Подобные действия средневековых французов в зале суда, вне всякого сомнения, хорошо известные парижским интеллектуалам, вступившим в спор о «Романе о Розе» в начале XV в., действительно вполне могли рассматриваться ими как прямое следование заветам Жана де Мёна. Впрочем, между его откровениями и личными стратегиями поведения простых обывателей имелось и одно существенное отличие: доносы и апелляции, поданные в суд, оказывались крайне далеки от праздной болтовни на тему секса, от сплетен и похвальбы. Это были рассказы о том, что беспокоило потерпевших, что не давало им спокойно жить, что мучило их – как болезнь, требовавшая обращения к врачу. Иными словами, все эти тексты укладывались в рамки, которые противники «Романа о Розе» признавали единственно возможными при обсуждении интимной жизни, – в рамки медицинского дискурса, когда жалоба судье воспринималась как доверительная беседа с врачом или исповедником, т. е. с теми, кто способен избавить от недуга.

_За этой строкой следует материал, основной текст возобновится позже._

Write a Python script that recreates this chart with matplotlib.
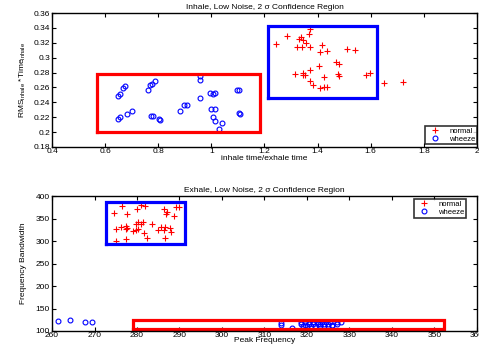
import matplotlib
matplotlib.use("Agg")
from matplotlib import pyplot as plt

plt.rcParams['font.family'] = ['Liberation Sans', 'DejaVu Sans']
plt.rcParams['mathtext.fontset'] = 'custom'
plt.rcParams['mathtext.rm'] = 'Liberation Sans'

# inhale features: ratio of inhale/exhale time vs RMS*time
inh_normal_x = [1.245, 1.285, 1.336, 1.331, 1.346, 1.355, 1.370, 1.366, 1.321, 1.342,
                1.372, 1.415, 1.411, 1.436, 1.509, 1.541, 1.470, 1.482, 1.404, 1.370,
                1.314, 1.344, 1.347, 1.353, 1.478, 1.479, 1.424, 1.373, 1.381, 1.411,
                1.426, 1.434, 1.581, 1.596, 1.650, 1.721]
inh_normal_y = [0.319, 0.329, 0.328, 0.325, 0.324, 0.320, 0.338, 0.332, 0.314, 0.315,
                0.314, 0.317, 0.308, 0.309, 0.312, 0.310, 0.294, 0.292, 0.289, 0.284,
                0.278, 0.280, 0.277, 0.277, 0.278, 0.275, 0.274, 0.269, 0.263, 0.259,
                0.260, 0.261, 0.277, 0.280, 0.266, 0.267]
inh_wheeze_x = [0.650, 0.656, 0.684, 0.700, 0.650, 0.656, 0.668, 0.674, 0.761, 0.770,
                0.775, 0.788, 0.774, 0.779, 0.804, 0.808, 0.883, 0.896, 0.908, 0.958,
                0.959, 0.958, 0.996, 1.005, 1.013, 1.000, 1.013, 1.006, 1.013, 1.042,
                1.029, 1.095, 1.104, 1.104, 1.108]
inh_wheeze_y = [0.217, 0.220, 0.224, 0.229, 0.248, 0.251, 0.259, 0.262, 0.257, 0.264,
                0.265, 0.269, 0.222, 0.222, 0.217, 0.216, 0.229, 0.236, 0.237, 0.270,
                0.275, 0.246, 0.253, 0.251, 0.252, 0.231, 0.231, 0.220, 0.215, 0.212,
                0.204, 0.256, 0.256, 0.226, 0.224]
# 2 sigma regions (xmin, xmax, ymin, ymax)
inh_normal_box = [1.215, 1.622, 0.246, 0.343]
inh_wheeze_box = [0.570, 1.183, 0.200, 0.278]

# exhale features: peak frequency vs bandwidth
exh_normal_x = [274.5, 276.5, 277.7, 280.9, 282.0, 280.1, 275.1, 276.2, 277.4, 277.5,
                277.7, 279.0, 279.8, 280.2, 279.8, 280.3, 280.9, 281.5, 283.6, 281.7,
                282.3, 277.4, 275.0, 285.0, 285.7, 286.3, 286.6, 287.7, 287.9, 286.4,
                287.1, 286.9, 288.7, 289.1, 289.8, 286.7]
exh_normal_y = [361.4, 377.7, 359.2, 379.2, 377.0, 370.3, 325.8, 330.2, 333.9, 327.2,
                329.5, 322.0, 324.3, 326.5, 336.9, 342.8, 338.4, 342.1, 336.9, 316.9,
                307.2, 303.5, 300.5, 325.0, 331.0, 323.5, 331.7, 329.5, 319.8, 371.0,
                365.1, 359.9, 354.7, 376.2, 374.8, 305.7]
exh_wheeze_x = [261.3, 264.2, 267.7, 269.5, 313.8, 313.8, 316.5,
                318.5, 319.5, 320.5, 321.5, 322.5, 323.5, 324.5, 325.5, 327.0, 328.0,
                318.5, 319.5, 320.5, 321.5, 322.5, 323.0, 324.0, 325.0, 326.0, 327.0,
                319.0, 320.0, 321.0, 322.0, 323.0, 324.0, 325.0, 326.0]
exh_wheeze_y = [123.1, 124.6, 120.9, 119.4, 118.0, 113.0, 107.0,
                120.0, 119.0, 120.0, 119.5, 120.0, 119.0, 120.0, 119.5, 121.0, 120.5,
                115.0, 114.0, 115.5, 114.5, 115.0, 116.0, 114.5, 115.0, 114.0, 116.0,
                111.0, 110.5, 111.5, 110.0, 111.0, 112.0, 110.5, 111.0]
exh_normal_box = [272.7, 291.3, 294.0, 386.6]
exh_wheeze_box = [279.0, 352.3, 105.3, 125.3]


def draw_box(ax, box, color):
    x0, x1, y0, y1 = box
    ax.plot([x0, x1, x1, x0, x0], [y0, y0, y1, y1, y0], color=color, lw=2.3,
            solid_joinstyle='miter')


def style_axes(ax):
    ax.tick_params(direction='in', top=True, right=True, labelsize=6,
                   length=3, width=0.8, pad=1.5)
    ax.tick_params(axis='x', pad=0.5)
    for s in ax.spines.values():
        s.set_linewidth(1.0)


fig = plt.figure(figsize=(4.79, 3.45), dpi=100)
ax1 = fig.add_axes([0.1086, 0.574, 0.887, 0.388])
ax2 = fig.add_axes([0.1086, 0.0406, 0.887, 0.391])

ax1.plot(inh_normal_x, inh_normal_y, '+', color='red', ms=4, mew=0.8, label='normal')
ax1.plot(inh_wheeze_x, inh_wheeze_y, 'o', color='blue', mfc='none', ms=3.5, mew=0.8,
         label='wheeze')
draw_box(ax1, inh_normal_box, 'blue')
draw_box(ax1, inh_wheeze_box, 'red')
ax1.set_xlim(0.4, 2)
ax1.set_ylim(0.18, 0.36)
ax1.set_xticks([0.4, 0.6, 0.8, 1, 1.2, 1.4, 1.6, 1.8, 2])
ax1.set_xticklabels(['0.4', '0.6', '0.8', '1', '1.2', '1.4', '1.6', '1.8', '2'])
ax1.set_yticks([0.18, 0.2, 0.22, 0.24, 0.26, 0.28, 0.3, 0.32, 0.34, 0.36])
ax1.set_yticklabels(['0.18', '0.2', '0.22', '0.24', '0.26', '0.28', '0.3', '0.32',
                     '0.34', '0.36'])
ax1.set_title('Inhale, Low Noise, 2 σ Confidence Region', fontsize=6, pad=3)
ax1.set_xlabel('inhale time/exhale time', fontsize=6, labelpad=0)
ax1.set_ylabel(r'RMS$_{\mathrm{inhale}}$ *Time$_{\mathrm{inhale}}$', fontsize=6, labelpad=4)
style_axes(ax1)
leg1 = ax1.legend(loc='lower right', bbox_to_anchor=(1.0, 0.02), fontsize=5.5,
                  frameon=True, fancybox=False, edgecolor='black', borderpad=0.2,
                  labelspacing=0.1, handlelength=2.2, borderaxespad=0, handletextpad=0.8)
leg1.get_frame().set_linewidth(1.2)

ax2.plot(exh_normal_x, exh_normal_y, '+', color='red', ms=4, mew=0.8, label='normal')
ax2.plot(exh_wheeze_x, exh_wheeze_y, 'o', color='blue', mfc='none', ms=3.5, mew=0.8,
         label='wheeze')
draw_box(ax2, exh_normal_box, 'blue')
draw_box(ax2, exh_wheeze_box, 'red')
ax2.set_xlim(260, 360)
ax2.set_ylim(100, 400)
ax2.set_xticks(range(260, 361, 10))
ax2.set_yticks(range(100, 401, 50))
ax2.set_title('Exhale, Low Noise, 2 σ Confidence Region', fontsize=6, pad=3)
ax2.set_xlabel('Peak Frequency', fontsize=6, labelpad=-1)
ax2.set_ylabel('Frequency Bandwidth', fontsize=6, labelpad=6)
style_axes(ax2)
leg2 = ax2.legend(loc='upper right', bbox_to_anchor=(0.974, 0.978), fontsize=5.5,
                  frameon=True, fancybox=False, edgecolor='black', borderpad=0.2,
                  labelspacing=0.1, handlelength=2.2, borderaxespad=0, handletextpad=0.8)
leg2.get_frame().set_linewidth(1.2)

fig.savefig('out.png', dpi=100)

Данное наблюдение над материалами французских уголовных регистров конца XIII – начала XV в. полностью подтверждается при обращении к еще одному (и весьма специфическому) корпусу судебных документов – к письмам о помиловании, которые выдавались уже осужденным преступникам королевской канцелярией[137]. Их главной отличительной чертой, вне всякого сомнения, также являлось сходство с жалобой, только на сей раз направленной в самую высокую инстанцию – правителю, обладавшему правом даровать прощение за совершенное злодеяние[138]. Дабы получить помилование, человек обязан был подробнейшим образом описать все те события своей жизни, что предшествовали нарушению закона[139]. И, несмотря на то, что королевский ордонанс от 1357 г. запрещал даровать прощение не только убийцам, поджигателям и нарушителям перемирий, но также насильникам и похитителям женщин[140], очень часто обстоятельства совершения преступления, за которое тот или иной осужденный рассчитывал получить (и получал) прощение, оказывались теснейшим образом связаны с его интимной жизнью.